Sex, drugs, ‘vices’ depict hippie culture in drama

Arthur Aumann

A drug-fueled adventure of a man searching for his ex-girlfriend — or what sounds like an average Friday night in DeKalb — is the subject of the film “Inherent Vice,” released Jan. 9.

Joaquin Phoenix stars as Larry “Doc” Sportello, a befuddled pothead and private investigator who is dragged into a web of infidelity and mystery by his ex-girlfriend Shasta, played by Katherine Waterston. Shasta warns Doc that her current boyfriend’s wife and her illicit lover are planning a scheme to rob Shasta’s boyfriend, Mickey Wolfmann, of all his money, and they want to cut her in on it.

Shortly after, Shasta goes missing and Doc investigates her disappearance, navigating through drug-infested ’70s California in search of answers. His search leads him to a brothel, a real estate mogul, a broken family and a drug cartel.

In a film filled with eccentric performances, Josh Brolin has the best as “Bigfoot” Bjornsen, a Los Angeles detective who has an unconventionally ambiguous relationship with Doc. Bigfoot ranges from trusting Doc as a colleague to actively finding ways to screw him over.

Michael K. Williams and Reese Witherspoon also have brief, forgettable appearances as a black supremacist convict and a lawyer, respectively.

The film does an excellent job of capturing the cultural zeitgeist of the hippie and drug movement of the ’70s. Jonny Greenwood’s score is fantastic and his blend of classic and contemporary music perfectly captures the atmosphere of California hippie culture in the ’70s.

The script is a different story; while I didn’t read Thomas Pynchon’s novel, which the movie is based on, I can’t imagine the book is as hard to follow as the film is at times. Too many convoluted subplots and quasi-insignificant characters in the film can frustrate and confuse audiences. The movie ends on a kind of bittersweet note and doesn’t really leave anything solid to take away.
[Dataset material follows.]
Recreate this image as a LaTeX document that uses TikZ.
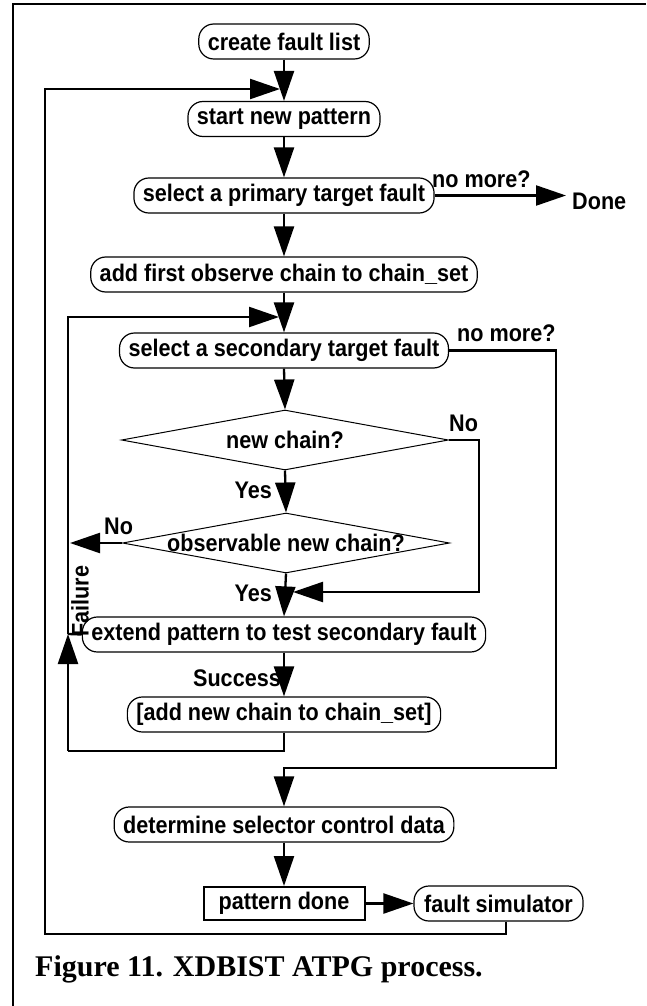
\documentclass[tikz,border=0pt]{standalone}
\usepackage{fontspec}
\usetikzlibrary{arrows.meta,shapes.geometric}
\newfontfamily\figsans{Liberation Sans}[FakeStretch=0.9]
\newfontfamily\capserif{Liberation Serif}

\begin{document}
\begin{tikzpicture}[x=1pt,y=-1pt,
  every node/.style={font=\figsans\bfseries\fontsize{24}{28}\selectfont},
  proc/.style={draw, line width=1.2pt, rounded corners=15pt, minimum height=35pt,
               inner xsep=9pt, inner ysep=0pt},
  plainbox/.style={draw, line width=2pt, minimum height=33pt, minimum width=161pt, inner sep=0pt},
  decision/.style={draw, diamond, line width=1pt, inner sep=0pt,
                   minimum width=327pt, minimum height=60pt},
  conn/.style={line width=2.3pt},
  arr/.style={conn, -{Triangle[length=30pt,width=20pt]}},
  lbl/.style={inner sep=0pt}]

\useasboundingbox (0,0) rectangle (646,1006);

% outer frame (top and left edges)
\draw[line width=2.5pt] (13,1006) -- (13,4) -- (646,4);

% process steps
\node[proc] (cfl) at (284,41.5)  {create fault list};
\node[proc] (snp) at (284,119)   {start new pattern};
\node[proc] (spf) at (284,195.5) {select a primary target fault};
\node[proc] (afo) at (284,274.5) {add first observe chain to chain\_set};
\node[proc] (sst) at (284,350.5) {select a secondary target fault};
\node[decision] (d1) at (285,440) {};
\node[lbl] (d1t) at (d1.center) {new chain?};
\node[decision] (d2) at (286,543) {};
\node[lbl] (d2t) at (d2.center) {observable new chain?};
\node[proc] (ext) at (284,634.5) {extend pattern to test secondary fault};
\node[proc] (anc) at (284,714.5) {[add new chain to chain\_set]};
\node[proc] (dsc) at (284,824.5) {determine selector control data};
\node[plainbox] (pd) at (284,903.5) {pattern done};
\node[proc, minimum width=169pt] (fs) at (498.5,903.5) {fault simulator};

% branch labels
\node[lbl, anchor=base west] (nm1) at (432,187) {no more?};
\node[lbl, anchor=west] (done) at (572,201) {Done};
\node[lbl, anchor=base west] (nm2) at (457,341) {no more?};
\node[lbl, anchor=base west] (no1) at (449,431) {No};
\node[lbl, anchor=base east] (yes1) at (272,498) {Yes};
\node[lbl, anchor=base west] (no2) at (104,534) {No};
\node[lbl, anchor=base east] (yes2) at (272,601) {Yes};
\node[lbl, anchor=base east] (succ) at (281,686) {Success};
\node[lbl, rotate=90] (fail) at (80,601) {Failure};

% caption
\node[lbl, anchor=base west, font=\capserif\bfseries\fontsize{30}{34}\selectfont]
  (cap) at (35,976) {Figure 11. XDBIST ATPG process.};

% routing points
\coordinate (olb) at (44.7,934);
\coordinate (olt) at (44.7,89);
\coordinate (j1)  at (280,89);
\coordinate (ilb) at (68,751);
\coordinate (ilf) at (68,634);
\coordinate (ilt) at (68,317);
\coordinate (j4)  at (279,317);
\coordinate (nr)  at (479,592);
\coordinate (j2)  at (293,592);
\coordinate (j3)  at (70,543);
\coordinate (sr)  at (556,768);

% main column
\draw[arr] (cfl.south) -- (snp.north);
\draw[arr] (snp.south) -- (spf.north);
\draw[arr] (spf.south) -- (afo.north);
\draw[arr] (afo.south) -- (sst.north);
\draw[arr] (sst.south) -- (d1.north);
\draw[arr] (d1.south) -- (d2.north);
\draw[arr] (d2.south) -- (ext.north);
\draw[arr] (ext.south) -- (anc.north);
\draw[arr] (dsc.south) -- (pd.north);
\draw[arr] (pd.east) -- (fs.west);

% exits and side branches
\draw[arr, shorten >=6pt] (spf.east) -- (spf.east -| done.west);
\draw[arr] (d1.east) -| (nr) -- (j2);
\draw[arr] (d2.west) -- (j3);
\draw[arr] (sst.east) -| (sr) -| (dsc.north);

% inner loop back to the secondary fault selection
\draw[conn] (anc.south) |- (ilb);
\draw[arr] (ilb) -- (ilf);
\draw[arr] (ilf) -- (ilt) -- (j4);
\draw[conn] (ext.west) -- (ilf);

% outer loop back to a new pattern
\draw[arr] ([xshift=7.5pt]fs.south) |- (olb) -- (olt) -- (j1);

\end{tikzpicture}
\end{document}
The script isn’t a weakness of the film, but the haziness of the world director Paul Thomas Anderson has created just won’t be as accessible for average moviegoers who could easily view “Inherent Vice” as nothing more than a psychedelic sex comedy. The film does a better job of portraying the mood and tone of the era than it does satisfying the audience with answers.

Anderson’s sense of humor is an acquired taste; for those not familiar with it, “Inherent Vice” probably isn’t the best place to start. For fans of Anderson’s previous works such as “Magnolia” or “Boogie Nights,” or for moviegoers who don’t need everything tied up in a perfect Hollywood bow, “Inherent Vice” is a must-see film.